At the same time, I do believe this /can/ matter, so I don't discount as a real constraint on what other people can do. I produced some publicly available video content recently for one of my courses, and I wondered briefly whether my appearance would draw drive-by criticisms online, because that kind of random negativity happens so commonly and it's so easy for people to do anonymously. It hasn't happened yet, but the fact that I thought about it means that even I am not completely oblivious to the constraints. It wouldn't take much for that awareness to dent someone's own confidence, which could then create a cycle where they are less able to behave in ways that deflect other people's attention from appearance.
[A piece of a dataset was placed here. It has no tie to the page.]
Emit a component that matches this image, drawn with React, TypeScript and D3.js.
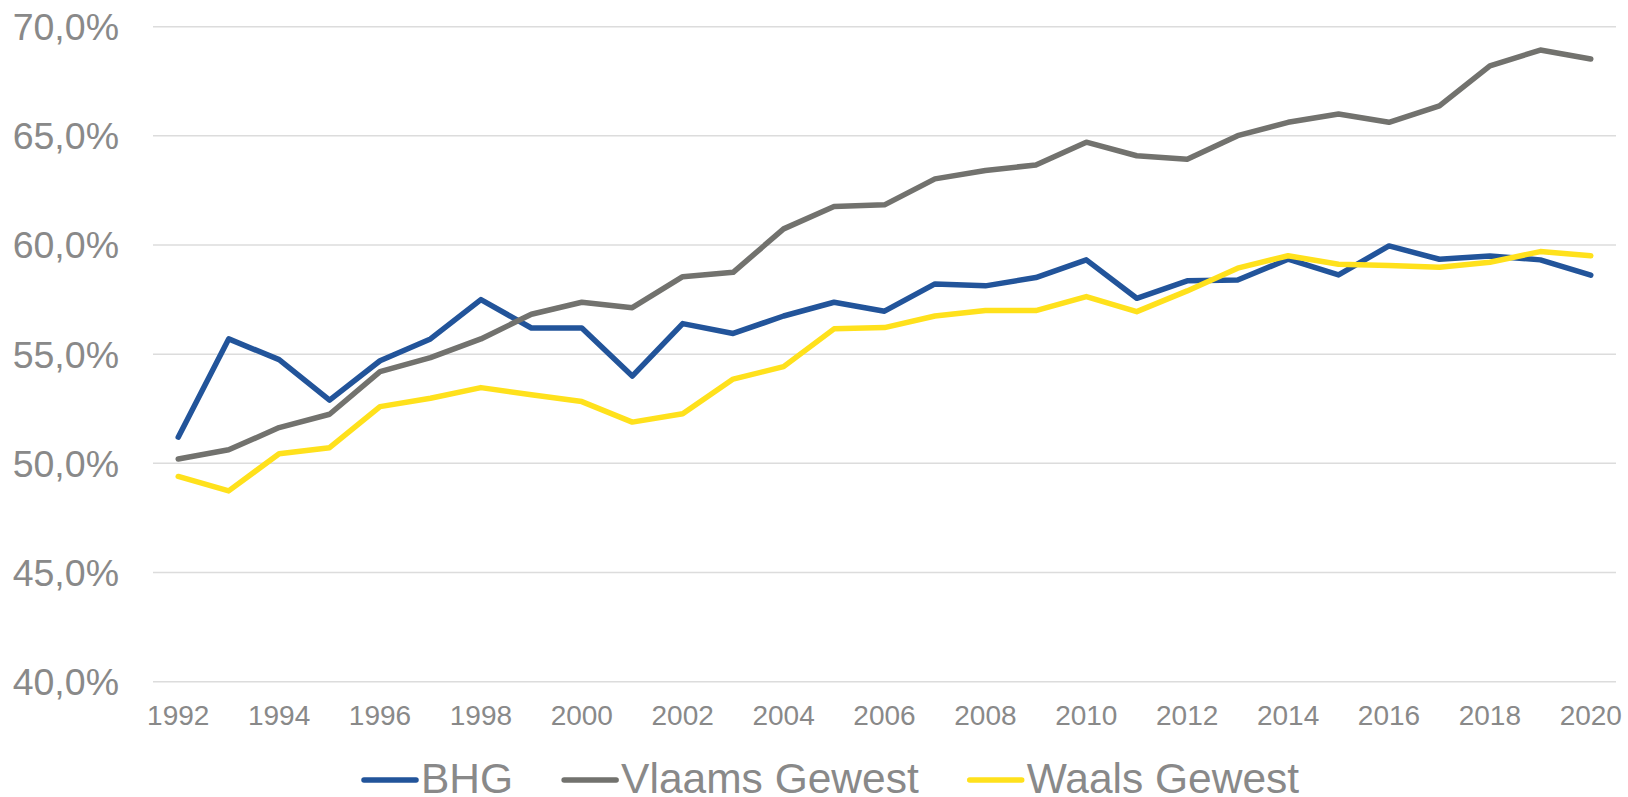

And of course there are types of roles where the pressure will be more intense, objectively, as well as structural situations where someone is too disempowered for their own self-confidence to matter as much... In many circumstances, it may be worth attending to the social standard, at least to some degree, because you need to pick your battles, and this may not be the best one to take on for a particular person...
These comments are all with reference to /professional/ spaces. If we're just talking private social circles: I would change my social group rather than have to worry about this kind of thing in any private space. That should be a realm of freedom from this sort of constraint.